Economists quoted in a Reuters report were unfazed by news that the New Zealand Government has cut its growth forecast for 2019/2020 and is flagging a budget deficit along with a plan to invest more than $12 billion on infrastructure projects.
National – to be expected – found fault with the government’s fiscal plans and the resultant implications for the country’s public debt. The Nats were supported by some commentators.
What the debt fretters would say about the monumental public debt in the United States, where the focus on presidential impeachment proceedings tends to divert attention from the fiscal folly of the nation’s leaders, can only be imagined.
For those who want the NZ numbers, the Treasury has posted them here.
Westpac Bank said the treasury update was a “damp squib” and would have little impact on forecasts for GDP, inflation or interest rates.
Spreading the substantial lift in planned capital spending over many years was “a wise way for the government to run its infrastructure programme”, said Westpac senior economist Dominick Stephens.
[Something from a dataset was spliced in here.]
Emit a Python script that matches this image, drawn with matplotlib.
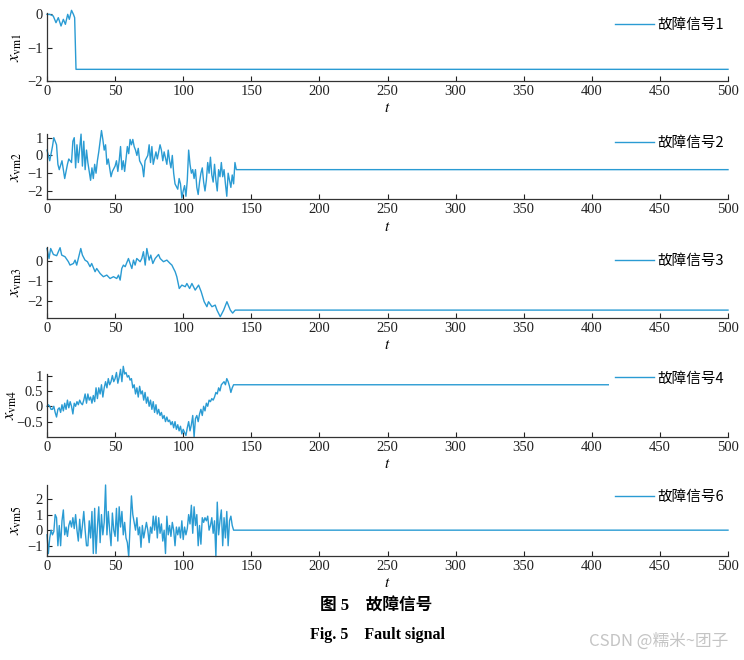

S&P Global was relaxed, saying New Zealand’s sovereign credit rating can absorb more fiscal spending even as it delays a return to budget surpluses.
But hey. What would they know.
NZ Herald readers were treated to the wisdom of broadcaster Mike Hosking, host of the Newstalk ZB Breakfast show, who declared:
“Nineteen billion dollars of debt is an eye watering amount of money. It blows net core Crown debt to over 21 percent of GDP.”
The capital investment announced by Robertson became a “spendup” in Hosking’s commentary and it resulted (he said) in New Zealand joining
” … too many other countries adding a pile of debt to the next generation to fund our lack of ability to pay for today’s requirements.
“Money might be cheap, but it’s still not our money, and that’s bad economics.”
The New Zealanders who have borrowed $275 billion for housing should take note (if they weren’t aware of how they have financed their way into owning a house). It’s not their money.
Whether it’s bad economics is another matter. The same goes for government borrowing.
But we wonder how much eye watering would be induced in Hosking if he mused for a moment on the magnitude of the US Government’s burgeoning debt.
Early this year the US government’s public debt climbed above $22 trillion,a rise of more than $2 trillion from the day President Trump took office in 2017.
Over the next 10 years, annual federal deficits — when Congress spends more than it takes in through tax revenues — were expected to average $1.2 trillion, which would be 4.4 percent of gross domestic product.
This was much higher than the 2.9 percent of GDP that has been the average for the past 50 years.
Although debt can serve useful purposes, very little of its growth over the last 50 years has been for the right reasons, according economist Pierre Yared.
His paper in the Spring issue of the Journal of Economic Perspectives lays out the political factors behind the growing debt and how governments can commit to fiscal responsibility.
An article on the Amercian Economic Association website says Americans of all political stripes are concerned about the growth of national debt.
Four in five Democrats and Republicans feel their leaders should do more to address the problem.
They are right to be worried.
Yared says modern governments—not just in the US but in countries around the world—are behaving like someone who wants to exercise but is never ready to start today.
The current era of political polarization, close elections, and aging societies give politicians strong incentives to leave the debt problem for future leaders.
The AEA spoke with Yared about the dangers that high levels of debt pose and some potential solutions for bringing it back under control.
A transcript edited for length and clarity is included in the article.
AEA: To look at a particular example, US debt levels are over 100 percent of GDP. How concerned are you about the trajectory of US debt?
Yared: That’s a big question. I don’t think anybody has the answer to that. Just to be clear, that number does not net out the debt held by the agencies. And once you do that you get a smaller number of federal debt held by the public as a percentage of GDP. And, the latest number is 76 percent. Nevertheless, you’re absolutely correct. Debt has been on an upward trajectory. What concerns me is the long-term trend, not the specifics of where we are right now. Because over the long term, situations change. It’s better to take advantage of the good times, so that when situations do change we’re not stuck with problems.
Hosking and those who share his concerns about New Zealand’s fiscal position should take note of the level of American net debt – it’s 76% of GDP.
Then he can ease back on the eye watering. New Zealand’s net Crown debt is around 20 per cent and is far from frightening – at least for now.